0

I can't import my big xml file (1,5g) into database. Then I use XMLReader->read() i have error where element have a ampersand. maybe you can help me where I convert invalid XML file to valid?

I use tidy, xmlsoft, sed on Windows 7 but this command line software breaks on limit memory error.

PHP:

$reader = new XMLReader();
$reader->open('sm.xml');

    while ($reader->read())
        {
        // check to ensure nodeType is an Element not attribute or #Text
            if ($reader->nodeType == XMLReader::ELEMENT)
                    {
                        if ($reader->localName == 'brand')
                                {
                                    $reader->read();
                                    $data['brand'] = $reader->value;
                                }
                        if ($reader->localName == 'number')
                                {
                                    $reader->read();
                                    $data['number'] = $reader->value;
                                }
                        if ($reader->localName == 'descr')
                                {
                                    $reader->read();
                                    $data['descr'] = $reader->value;
                                }

                        if ($reader->localName == 'price')
                                {
                                    $reader->read();
                                    $data['price'] = $reader->value;
                                }
                        if ($reader->localName == 'deadline')
                                {
                                    $reader->read();
                                    $data['deadline'] = $reader->value;
                                }
                        if ($reader->localName == 'rest')
                                {
                                    $reader->read();
                                    $data['rest'] = $reader->value;
                                }
            } //Checking if the </person>tag is reached.
            elseif($reader->nodeType == XMLReader::END_ELEMENT AND $reader->name == 'article')
                {

                    $sql = 'INSERT INTO tec (brand_name,brand_art,name_tov,cena,srok,kolvo) 
  VALUES ("'.$data['brand'].'","'.$data['number'].'","'.$data['descr'].'","'.$data['price'].'","'.$data['deadline'].'","'.$data['rest'].'");';
    $mysqli->query($sql);

                // Insert the content of array $data to database or some other action.
                //print_r($data);

                }
}

If this code read element <number>111&111</number> I have an error.

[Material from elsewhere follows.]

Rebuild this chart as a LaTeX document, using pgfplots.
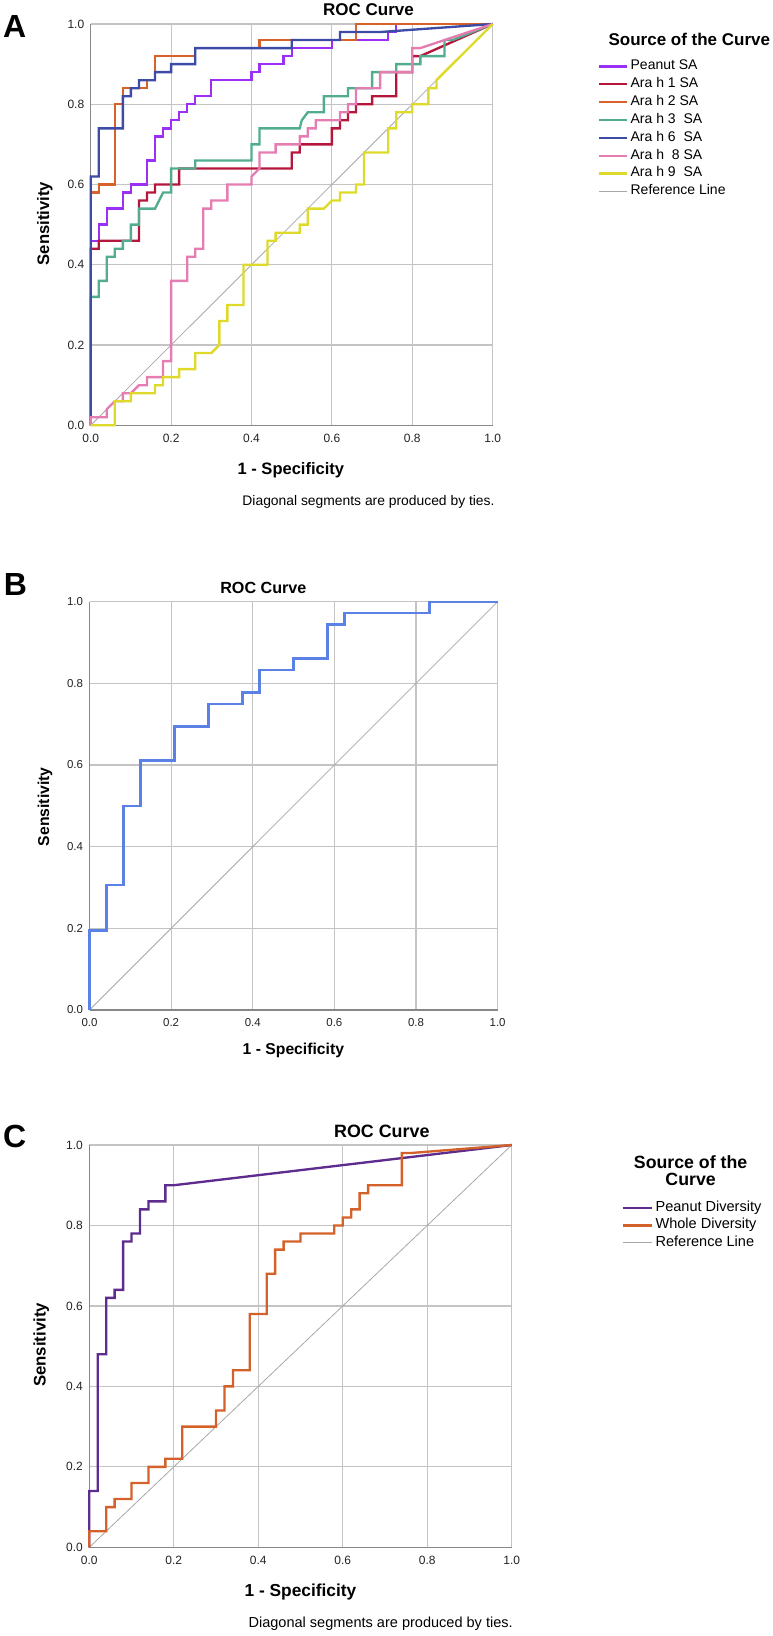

I can remove this ampersand using a command line tool, but I have out of memory on very big xml file.

My example run:

xmllint.exe --recover --maxmem 10000000000 --noout --encode utf8 sm.xml -o smtt.xml
tidy.exe -m -utf8 -xml sm.xml
sed.exe 's/&/\&amp;/g; s/&amp;amp;/\&amp;/g; s/&amp;quot;/\&quot;/g;' sm.xml > smtt.xml <-- can't run

Maybe have other way use PHP XMLReader with skip validation?

halfer
  • 19,824
  • 17
  • 99
  • 186
Mike
  • 1
  • 1
  • Can we see your PHP code as well? Is the problem that you have an ampersand, or are you running out of memory? What is the exact error you get? – halfer May 05 '13 at 19:49
  • problem where i have ampersand, i cant escaped or skip this char? out of memory i have then revalidate a big xml file for prepare read for php xmlreader. Error php warning : XMLReader->read() 111&111 – Mike May 05 '13 at 19:55
  • Right, so you have two errors: one is that if you try to fix the invalid XML, you run out of memory, and the second is that if you don't fix the invalid XML, you get a reader error. The second one is expected, so you should try to fix your XML. 1. **Exactly** which command line utility ran out of memory? 2. Can you replace that with another utility? – halfer May 05 '13 at 21:46
  • xmllint and tidy have out of memory, sed.exe not run, but i find option for start this utility. i have not found another utility... i think this unix port help me, but two utility out of memory. if they can not find other ways to solve my problem - i write new my "xml reader" which will be read line by line from a file. – Mike May 05 '13 at 21:56
  • 1
    Who generated this bad XML? How bad is it: do you even know? Is fixing 1.5Gb of bad data really going to be easier than fixing the program that generated it? – Michael Kay May 05 '13 at 23:20
  • Maybe you could replace `xmllint` and `tidy` with a PHP script instead, by reading a bit of the file in, repairing that, writing the data out to a new file, etc. until the whole file is processed. Then that file will work fine with your XMLReader code. I imagine these two utilities are running out of memory because they are trying to load the whole file into RAM, plus a large working space to model the XML document. – halfer May 05 '13 at 23:30
  • halfer, Michael Kay thank your for support, I contacted the developer, who say me to validate your file and may deliver me from the use of an additional file processing, I hope that tomorrow I'll be all right, once again thank you for your recommendation. I think my question has already been closed and resolved. – Mike May 06 '13 at 12:44

1 Answers1

0

XMLMax editor (from xponentsoftware) will locate the error and allow you to fix it in its virtual text editor. 1.5 GB should be no problem.

Disclaimer: I am affiliated with the vendor.

user204427
  • 157
  • 7